The Film Career of Jean-Luc Godard, Part Two
Whatever conventions up until now that Jean Luc Godard had abided by were now completely abandoned; in addition, from this point on, Godard's work would become more politicised. Throughout the remainder of the sixties, Godard's work expressed a fundamentally Marxist social critique and challenged, engaged and even lectured to his audience. This period of his work culminated in the masterly Week-end (1967) a powerful indictment of living the bourgeois dream in modern France. However, he followed Week-end with a series of films that were overly didactic, perhaps with a view to stirring a revolutionary consciousness in the cinema going masses. Godard returned to more conventional cinema in 1979 with his Sauve qui peut la vie which perhaps revealed the beginning of Godard's maturity, dealing as it did more with sensuality and poetry.
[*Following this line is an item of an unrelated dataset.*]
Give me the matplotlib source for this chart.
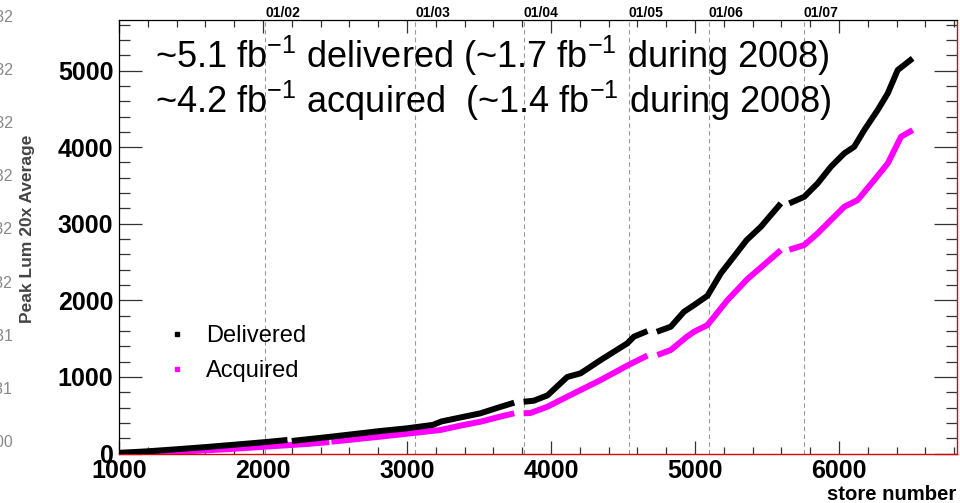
import numpy as np
import matplotlib
matplotlib.use('Agg')
from matplotlib import pyplot as plt
from matplotlib.lines import Line2D
from matplotlib.ticker import MultipleLocator

plt.rcParams['font.family'] = ['Liberation Sans', 'DejaVu Sans']
plt.rcParams['mathtext.default'] = 'regular'

nan = np.nan

# cumulative luminosity (pb^-1) vs store number, nan = no stores in that range
delivered_store = [1000, 1200, 1425, 1600, 1775, 2015, 2170, nan, 2200, 2470, 2815, 3000,
                   3180, 3240, 3510, 3650, 3745, nan, 3810, 3880, 3976, 4113, 4206, 4345,
                   4530, 4576, 4670, nan, 4735, 4832, 4924, 4994, 5087, 5180, 5270, 5359,
                   5458, 5530, 5597, nan, 5655, 5759, 5852, 5944, 6037, 6106, 6176, 6269,
                   6339, 6408, 6512]
delivered_lum = [10, 30, 60, 85, 112, 150, 178, nan, 165, 220, 295, 330,
                 375, 420, 526, 610, 665, nan, 677, 690, 760, 1000, 1048, 1221,
                 1439, 1526, 1600, nan, 1590, 1656, 1852, 1939, 2060, 2353, 2570, 2787,
                 2961, 3120, 3266, nan, 3266, 3352, 3527, 3744, 3919, 4005, 4223, 4484,
                 4702, 5006, 5159]

acquired_store = [1000, 1425, 1775, 2015, 2300, 2460, nan, 2475, 2815, 3024, 3232, 3392,
                  3510, 3646, 3745, nan, 3810, 3858, 3976, 4113, 4206, 4345, 4537, 4670,
                  nan, 4739, 4832, 4944, 4994, 5087, 5226, 5365, 5458, 5597, nan, 5655,
                  5759, 5852, 5944, 6037, 6130, 6245, 6339, 6431, 6512]
acquired_lum = [5, 25, 60, 90, 125, 150, nan, 155, 221, 265, 308, 373,
                416, 482, 526, nan, 526, 530, 612, 743, 830, 960, 1156, 1280,
                nan, 1287, 1352, 1526, 1591, 1678, 2004, 2280, 2430, 2657, nan, 2661,
                2722, 2875, 3048, 3222, 3309, 3570, 3788, 4136, 4223]

# first store of each month
month_store = [2015, 3056, 3812, 4542, 5097, 5757]
month_label = ['01/02', '01/03', '01/04', '01/05', '01/06', '01/07']

# leftover tick labels of the neighbouring panel
side_labels = ['3.2e+32', '2.8e+32', '2.4e+32', '2e+32', '1.6e+32', '1.2e+32',
               '8e+31', '4e+31', '0e+00']

W, H = 960, 503
fig = plt.figure(figsize=(9.6, 5.03), dpi=100)
ax = fig.add_axes([119 / W, 1 - 453.6 / H, 838 / W, 434 / H])

ax.plot(delivered_store, delivered_lum, color='black', lw=4.3, solid_capstyle='butt', zorder=3)
ax.plot(acquired_store, acquired_lum, color='#ff00ff', lw=4.3, solid_capstyle='butt', zorder=2)

for s, lab in zip(month_store, month_label):
    ax.axvline(s, color='#999999', ls=(0, (4, 3)), lw=0.8, zorder=1)
    ax.text(s, 1.0, lab, transform=ax.get_xaxis_transform(), ha='left', va='bottom',
            fontsize=10, fontweight='bold')

ax.set_xlim(1000, 6820)
ax.set_ylim(0, 5665)
ax.xaxis.set_major_locator(MultipleLocator(1000))
ax.xaxis.set_minor_locator(MultipleLocator(200))
ax.yaxis.set_major_locator(MultipleLocator(1000))
ax.yaxis.set_minor_locator(MultipleLocator(200))
ax.tick_params(axis='both', which='both', direction='in', top=True, right=True,
               color='#333333', width=0.9)
ax.tick_params(axis='x', which='major', length=9.5, pad=4, labelsize=18)
ax.tick_params(axis='x', which='minor', length=5)
ax.tick_params(axis='y', which='major', length=16.5, pad=4, labelsize=18)
ax.tick_params(axis='y', which='minor', length=8)
for lab in ax.get_xticklabels() + ax.get_yticklabels():
    lab.set_fontweight('bold')

for side in ['left', 'top']:
    ax.spines[side].set_color('black')
    ax.spines[side].set_linewidth(0.9)
for side in ['bottom', 'right']:
    ax.spines[side].set_color('#e00000')
    ax.spines[side].set_linewidth(1.0)

fig.text(956 / W, 1 - 494 / H, 'store number', ha='right', va='center',
         fontsize=14.6, fontweight='bold')
fig.text(28 / W, 1 - 229 / H, 'Peak Lum 20x Average', rotation=90, ha='center',
         va='center', fontsize=12.5, fontweight='bold', color='#444444')

for i, lab in enumerate(side_labels):
    fig.text(13 / W, 1 - (17 + 53.2 * i) / H, lab, ha='right', va='center',
             fontsize=11.5, color='#888888')

fig.text(155 / W, 1 - 56 / H, '~5.1 fb$^{-1}$ delivered (~1.7 fb$^{-1}$ during 2008)',
         ha='left', va='center', fontsize=26)
fig.text(155 / W, 1 - 101 / H, '~4.2 fb$^{-1}$ acquired  (~1.4 fb$^{-1}$ during 2008)',
         ha='left', va='center', fontsize=26)

handles = [Line2D([], [], ls='none', marker='s', ms=3.5, color='black'),
           Line2D([], [], ls='none', marker='s', ms=3.5, color='#ff00ff')]
fig.legend(handles, ['Delivered', 'Acquired'], loc='upper left',
           bbox_to_anchor=(165 / W, 1 - 325 / H), frameon=False, fontsize=17,
           handlelength=1.0, handletextpad=0.75, labelspacing=0.55,
           borderpad=0, borderaxespad=0)

fig.savefig('out.png', dpi=100)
He would continue in this vein throughout the eighties producing fantastic works that included Passion (1981), Prénom Carmen (First Name Carmen, 1983), Je vous salue Marie (I Salute Thee Marie / Hail Mary, 1985), Détective (Detective, 1985), King Lear (1987), Soigne ta droite: une place sur la terre comme au ciel (Keep Your Right Up: A Place on the Earth as in Heaven, 1987), and Nouvelle vague (New Wave, 1990). During the 1990s, he worked on the mammoth eight part series Histoire(s) du cinema which combined all the innovations of his video work and engagement in twentieth century issue and the history of film itself. Godard continues to work, his latest feature being Notre Musique (2004) in which he focuses on war specifically the war in Sarajevo.